I love so many of the people I’ve worked with at Netflix. Brilliant people and executives who have been collaborative and fought for important art… But I’ve been thrown against walls because, “I’m not a ‘real’ woman.” I’ve had beer bottles thrown at me. So, @Netflix, I’m done.

On Instagram, she said she “won’t work for @netflix again as long as they keep promoting and profiting from dangerous transphobic content.”

During an interview with Variety, she insisted that Chappelle’s language is “the same language used by people who seek to hurt us.”

These are only a few of the individuals who are once again trying to get Chappelle canceled for refusing to bow to the woke crowd.

During his special, he made jokes about transgenders and members of the LGBTQ community. He also poked fun at Jews and white people. He also expressed solidarity with TERFs, which stands for “trans-exclusionary radical feminists.” In referencing the term, he observed that “transgenders make up words to win arguments.”

It was a brilliant observation, but it actually applies to the entire left.

The comedian also gave a biting commentary about American society and its relationship to black America versus the LGBTQ community. “In our country, you can shoot and kill a n*gga, but you better not hurt a gay person’s feelings.”
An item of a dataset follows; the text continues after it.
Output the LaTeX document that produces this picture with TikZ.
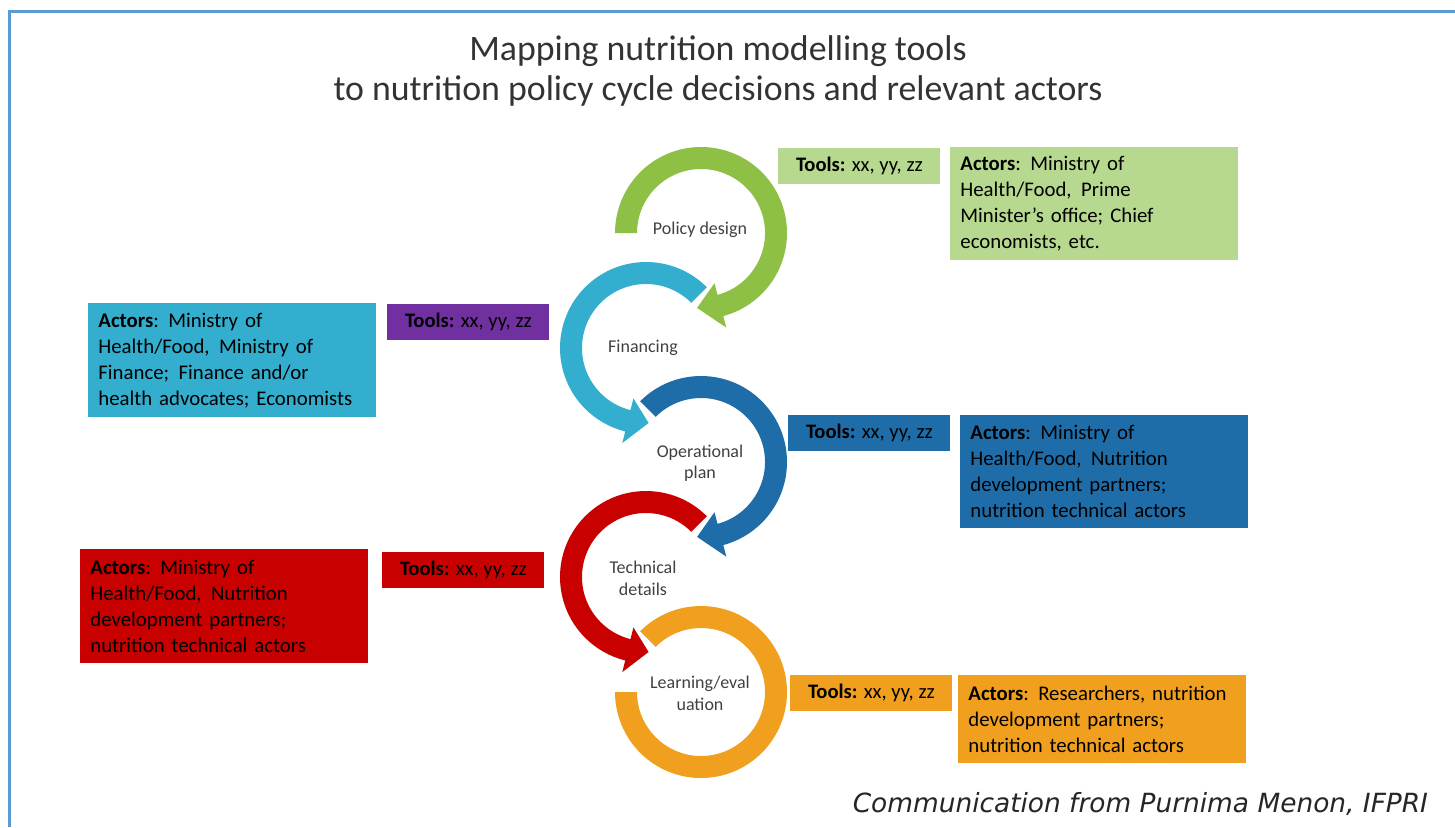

The harsh reality for the hard left is that they absolutely cannot cancel Dave Chappelle. He is already established as one of the top comedians in American history. He’s not going anywhere unless he chooses to. They have been trying for years to take him down and have failed miserably.
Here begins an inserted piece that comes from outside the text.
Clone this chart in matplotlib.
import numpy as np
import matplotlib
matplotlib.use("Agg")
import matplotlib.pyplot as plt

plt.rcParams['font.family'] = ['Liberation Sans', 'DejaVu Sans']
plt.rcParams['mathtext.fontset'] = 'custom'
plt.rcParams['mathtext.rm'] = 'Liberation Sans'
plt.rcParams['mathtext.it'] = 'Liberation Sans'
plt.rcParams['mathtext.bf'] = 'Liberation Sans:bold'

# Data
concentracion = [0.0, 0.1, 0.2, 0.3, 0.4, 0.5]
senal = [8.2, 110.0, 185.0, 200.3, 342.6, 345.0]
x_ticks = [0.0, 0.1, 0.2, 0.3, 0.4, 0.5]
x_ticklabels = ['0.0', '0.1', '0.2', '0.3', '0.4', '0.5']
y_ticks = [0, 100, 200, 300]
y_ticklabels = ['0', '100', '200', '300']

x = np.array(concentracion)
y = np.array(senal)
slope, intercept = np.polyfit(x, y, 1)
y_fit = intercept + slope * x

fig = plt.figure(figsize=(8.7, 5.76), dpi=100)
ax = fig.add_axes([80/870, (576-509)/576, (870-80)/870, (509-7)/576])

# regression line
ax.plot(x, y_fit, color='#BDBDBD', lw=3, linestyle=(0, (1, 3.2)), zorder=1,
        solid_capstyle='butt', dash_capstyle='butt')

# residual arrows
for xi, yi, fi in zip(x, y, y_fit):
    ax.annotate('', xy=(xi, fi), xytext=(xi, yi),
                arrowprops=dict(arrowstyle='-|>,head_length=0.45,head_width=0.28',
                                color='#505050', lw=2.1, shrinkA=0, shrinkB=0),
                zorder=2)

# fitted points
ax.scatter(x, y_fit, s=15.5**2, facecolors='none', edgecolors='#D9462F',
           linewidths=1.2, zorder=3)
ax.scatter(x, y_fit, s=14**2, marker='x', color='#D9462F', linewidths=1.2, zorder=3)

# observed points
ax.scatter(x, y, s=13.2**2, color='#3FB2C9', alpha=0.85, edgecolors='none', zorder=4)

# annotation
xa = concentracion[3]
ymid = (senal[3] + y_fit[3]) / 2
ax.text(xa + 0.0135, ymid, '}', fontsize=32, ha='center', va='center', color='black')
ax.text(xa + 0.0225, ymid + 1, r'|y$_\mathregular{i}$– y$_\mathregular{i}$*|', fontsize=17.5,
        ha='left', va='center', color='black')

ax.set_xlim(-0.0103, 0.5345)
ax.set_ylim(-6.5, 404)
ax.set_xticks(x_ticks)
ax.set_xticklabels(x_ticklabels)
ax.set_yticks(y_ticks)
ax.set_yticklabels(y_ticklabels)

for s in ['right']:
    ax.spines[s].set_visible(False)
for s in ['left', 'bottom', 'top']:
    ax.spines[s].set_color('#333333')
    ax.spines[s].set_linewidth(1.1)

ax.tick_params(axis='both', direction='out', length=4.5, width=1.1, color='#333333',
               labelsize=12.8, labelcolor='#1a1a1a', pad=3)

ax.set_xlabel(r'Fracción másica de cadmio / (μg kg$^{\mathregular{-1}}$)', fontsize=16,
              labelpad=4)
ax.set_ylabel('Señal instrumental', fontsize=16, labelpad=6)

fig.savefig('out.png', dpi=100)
However, this does not mean the Cancel Culture Community™ can’t still do its thing. Indeed, their true objective goes far beyond Chappelle. Adherents of wokeism seem intent on altering comedy in a way that conforms to their theology. If they get their way, comedy will cease being comedy and will transform into a culture in which stand-up performances are simply a series of virtue-signaling one-liners — more designed to elicit applause than laughs.

In a 2016 interview with Vulture, comedian, actor, and musician Donald Glover decried the new trend in which performers sought to get “clapter,” rather than actually telling funny jokes. He said:

“The No. 1 thing we kept coming back to is that it needs to be funny first and foremost. I never wanted this sh*t to be important. I never wanted this show to be about diversity; all that sh*t is wack to me. There’s a lot of clapter going on.”

The term “clapter,” which was coined by Seth Meyers, describes a phenomenon in which a comedian favors political pandering over authentic humor. Alleged comedians like Stephen Colbert, Jimmy Kimmel, and others routinely engage in this form of virtue-signaling, garnering roaring applause for saying mean things about Republicans and conservatives. In seeking this low-hanging fruit, they are diminishing the comedic art form by trying to stay in the good graces of the Church of Wokeism.

This is where the wokeist crowd seeks to take comedy.

People like Dave Chappelle, Bill Burr, and other famous comedians are bucking this trend, refusing to give in. These people reflect the type of comedy many of us grew up with; biting, acerbic content that pushed the limits of what is acceptable to say in public. They take potshots at cultural norms believed to be sacrosanct, and they do it with impunity.

Will the left succeed in remaking comedy? It is certainly possible. But given the success of Chappelle’s specials, it is easy to see that the rest of the American public has not gotten sensitive enough to accept the paradigm the left wishes to foist upon it.